To authorize specific users or user groups for individual queues, add the following parameters to capacity-scheduler.xml:

yarn.scheduler.capacity.root.<queue-path>.acl_submit_applications
yarn.scheduler.capacity.root.<queue-path>.acl_administer_queue

For parameter details, see Queue Properties and the ACL configurations of queues section in the YARN schedulers topic.

Queue mapping

To map users or user groups to queues automatically, configure yarn.scheduler.capacity.queue-mappings in capacity-scheduler.xml. Set yarn.scheduler.capacity.queue-mappings-override.enable to true so that mapped users or user groups can only submit jobs to their assigned queues.

Job management permissions

YARN job management permissions include VIEW_APP and MODIFY_APP.
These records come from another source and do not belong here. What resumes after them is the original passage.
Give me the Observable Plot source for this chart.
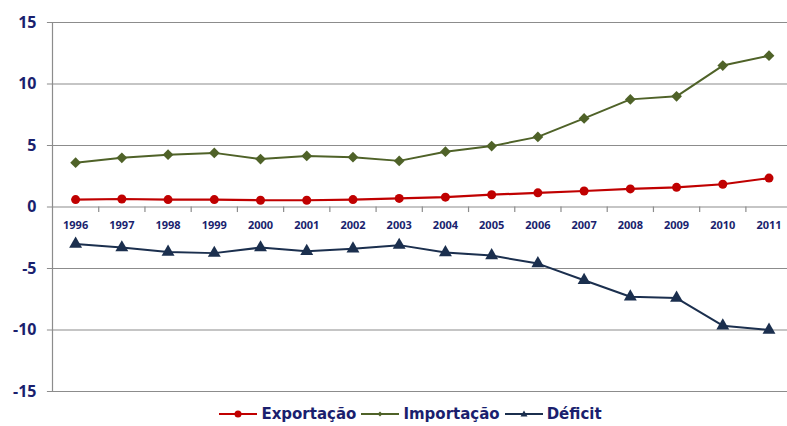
<!DOCTYPE html>
<html><head><meta charset="utf-8">
<script src="https://cdn.jsdelivr.net/npm/d3@7"></script>
<script src="https://cdn.jsdelivr.net/npm/@observablehq/plot@0.6"></script>
<style>
body{margin:0;background:#fff;overflow:hidden;font-family:"DejaVu Sans",Verdana,sans-serif;}
#legend{height:20px;line-height:20px;display:flex;justify-content:center;align-items:center;gap:4px;margin-left:33px;font-weight:bold;font-size:15px;color:#1a1f6e;}
#legend span.item{display:flex;align-items:center;gap:3px;}
</style></head><body>
<div id="chart"></div>
<div id="legend"></div>
<script>
const years = [1996,1997,1998,1999,2000,2001,2002,2003,2004,2005,2006,2007,2008,2009,2010,2011];
const exportacao = [0.6,0.65,0.6,0.6,0.55,0.55,0.6,0.7,0.8,1.0,1.15,1.3,1.47,1.6,1.85,2.35];
const importacao = [3.6,4.0,4.25,4.4,3.9,4.15,4.05,3.75,4.5,4.95,5.7,7.2,8.75,9.0,11.5,12.3];
const deficit = [-3.0,-3.3,-3.65,-3.75,-3.3,-3.6,-3.4,-3.1,-3.7,-3.95,-4.6,-5.95,-7.3,-7.4,-9.65,-10.0];
const yTicks = [-15,-10,-5,0,5,10,15];
const seriesNames = ["Exportação","Importação","Déficit"];
const colors = ["#c00000","#4f6228","#1b2f4e"];
const textColor = "#1a1f6e";

const rows = s => years.map((yr,i)=>({year:yr, v:s[i]}));
const ex = rows(exportacao), im = rows(importacao), de = rows(deficit);
const boundaries = years.map(y=>y-0.5);

const squareDiamond = {
  draw(context, size) {
    const r = Math.sqrt(size / 2);
    context.moveTo(0, -r); context.lineTo(r, 0); context.lineTo(0, r); context.lineTo(-r, 0); context.closePath();
  }
};

const chart = Plot.plot({
  width: 787, height: 404,
  marginLeft: 52, marginRight: 0, marginTop: 22, marginBottom: 13,
  x: {type:"linear", domain:[1995.5, 2011.4], axis:null},
  y: {type:"linear", domain:[-15,15], axis:null},
  marks: [
    Plot.ruleY(yTicks, {x1:1995.39, x2:2011.4, stroke:"#8c8c8c", strokeWidth:1.2}),
    Plot.ruleX([1995.5], {y1:-15, y2:15, stroke:"#8c8c8c", strokeWidth:1.2}),
    Plot.ruleX(boundaries.slice(1), {y1:0, y2:-0.45, stroke:"#8c8c8c", strokeWidth:1.2}),
    Plot.text(yTicks, {x:1995.5, y:d=>d, text:d=>String(d), textAnchor:"end", dx:-16, fill:textColor, fontSize:16, fontWeight:"bold"}),
    Plot.text(years, {x:d=>d, y:0, text:d=>String(d), dy:18, fill:textColor, fontSize:11, fontWeight:"bold"}),
    Plot.line(ex, {x:"year", y:"v", stroke:colors[0], strokeWidth:2.2}),
    Plot.dot(ex, {x:"year", y:"v", fill:colors[0], r:4.5, symbol:"circle"}),
    Plot.line(im, {x:"year", y:"v", stroke:colors[1], strokeWidth:2}),
    Plot.dot(im, {x:"year", y:"v", fill:colors[1], r:4.3, symbol:squareDiamond}),
    Plot.line(de, {x:"year", y:"v", stroke:colors[2], strokeWidth:2}),
    Plot.dot(de, {x:"year", y:"v", fill:colors[2], r:4.8, symbol:"triangle"})
  ]
});
document.getElementById("chart").append(chart);

const leg = document.getElementById("legend");
const markers = [
  '<circle cx="20" cy="8" r="3.5" fill="COL"/>',
  '<path d="M20,5.5 L22.5,8 L20,10.5 L17.5,8 Z" fill="COL"/>',
  '<path d="M20,4.5 L23.5,10.5 L16.5,10.5 Z" fill="COL"/>'
];
seriesNames.forEach((name,i)=>{
  const s = document.createElement("span");
  s.className="item";
  s.innerHTML = `<svg width="40" height="16"><line x1="1" y1="8" x2="39" y2="8" stroke="${colors[i]}" stroke-width="2.2"/>${markers[i].replace("COL",colors[i])}</svg><span>${name}</span>`;
  leg.append(s);
});
</script>
</body></html>
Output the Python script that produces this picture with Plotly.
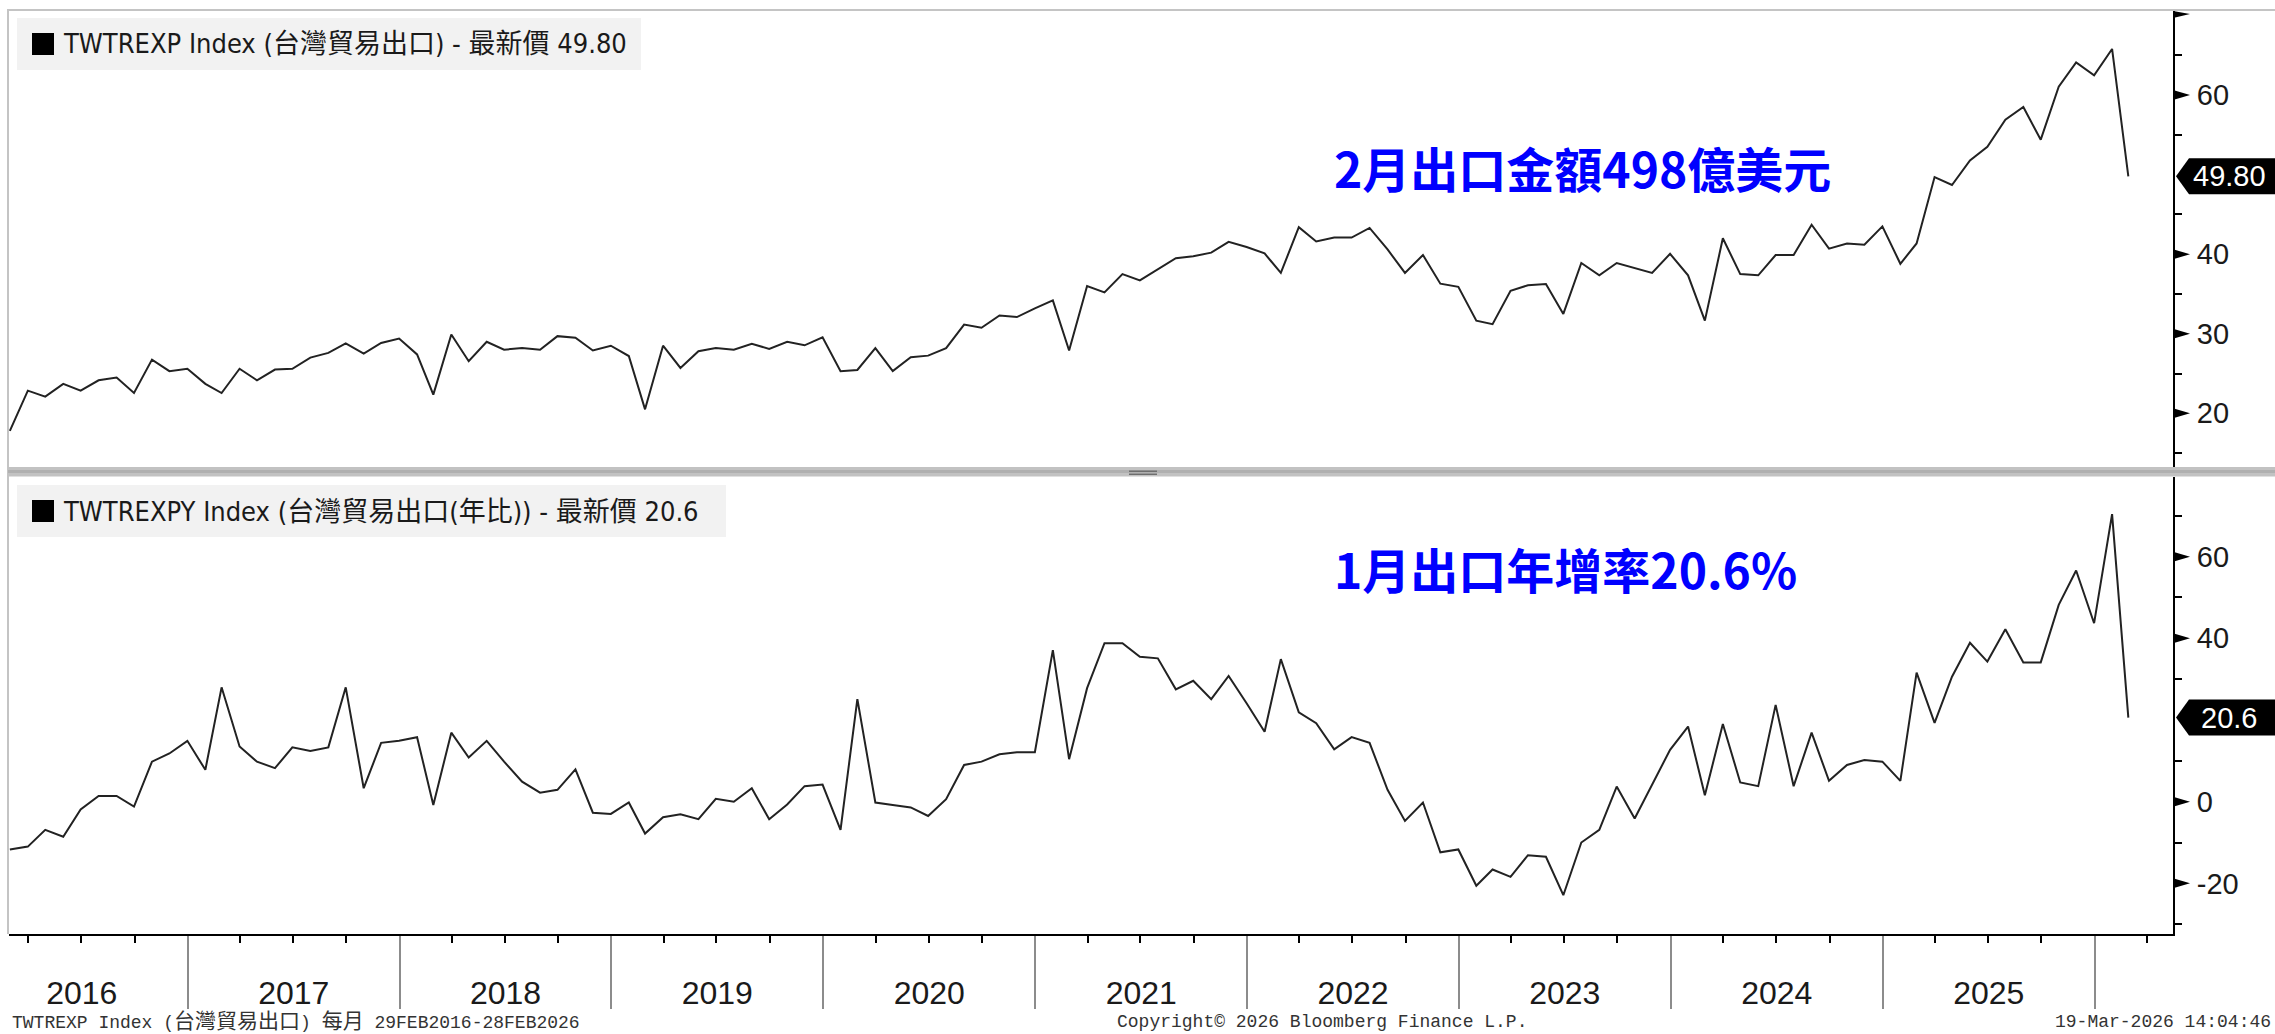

Permission	What it controls
`VIEW_APP`	View job information and YARN component logs. By default, `mapred-site.xml` sets `mapreduce.job.acl-view-job=*`, which grants VIEW_APP to all users in MapReduce. This does not include engine-side VIEW_APP restrictions.
`MODIFY_APP`	Modify or stop a job in YARN. Stopping a job uses the `ADMINISTER_QUEUE` permission to manage ACLs.

LCE

Why LCE is needed

In non-high-security clusters, containers use DefaultContainerExecutor, which runs all containers under the hadoop account regardless of which user submitted the job. This means jobs from different users share the same OS identity, making it impossible to isolate them through authentication. Users can potentially access or modify YARN-related files belonging to other users, and tenants may access each other's resources.

Container executor	How it runs containers
`DefaultContainerExecutor`	Always runs as the hadoop account, regardless of which user submitted the job
`Linux Container Executor (LCE)`	Runs as the account of the user who submitted the job, using the setuid bit

How LCE works

High-security clusters use Linux Container Executor (LCE) to run containers under the account of the user who submitted the job, based on the setuid bit. This revokes high-risk and unnecessary permissions from containers and prevents cross-user resource access.

Prerequisites for LCE

For LCE to work, a Linux account corresponding to each job-submitting user must exist on the OS of every NodeManager node.

Recommended approach: Use the user management feature in the EMR console. This adds the user to the OpenLDAP service and maps it to a Linux account on each node via the nslcd service. The OpenLDAP service must be deployed in your cluster.

Alternative approach: Manage Linux accounts manually. Add the Linux account on each existing node and add bootstrap action scripts to make sure new nodes automatically create the account on startup.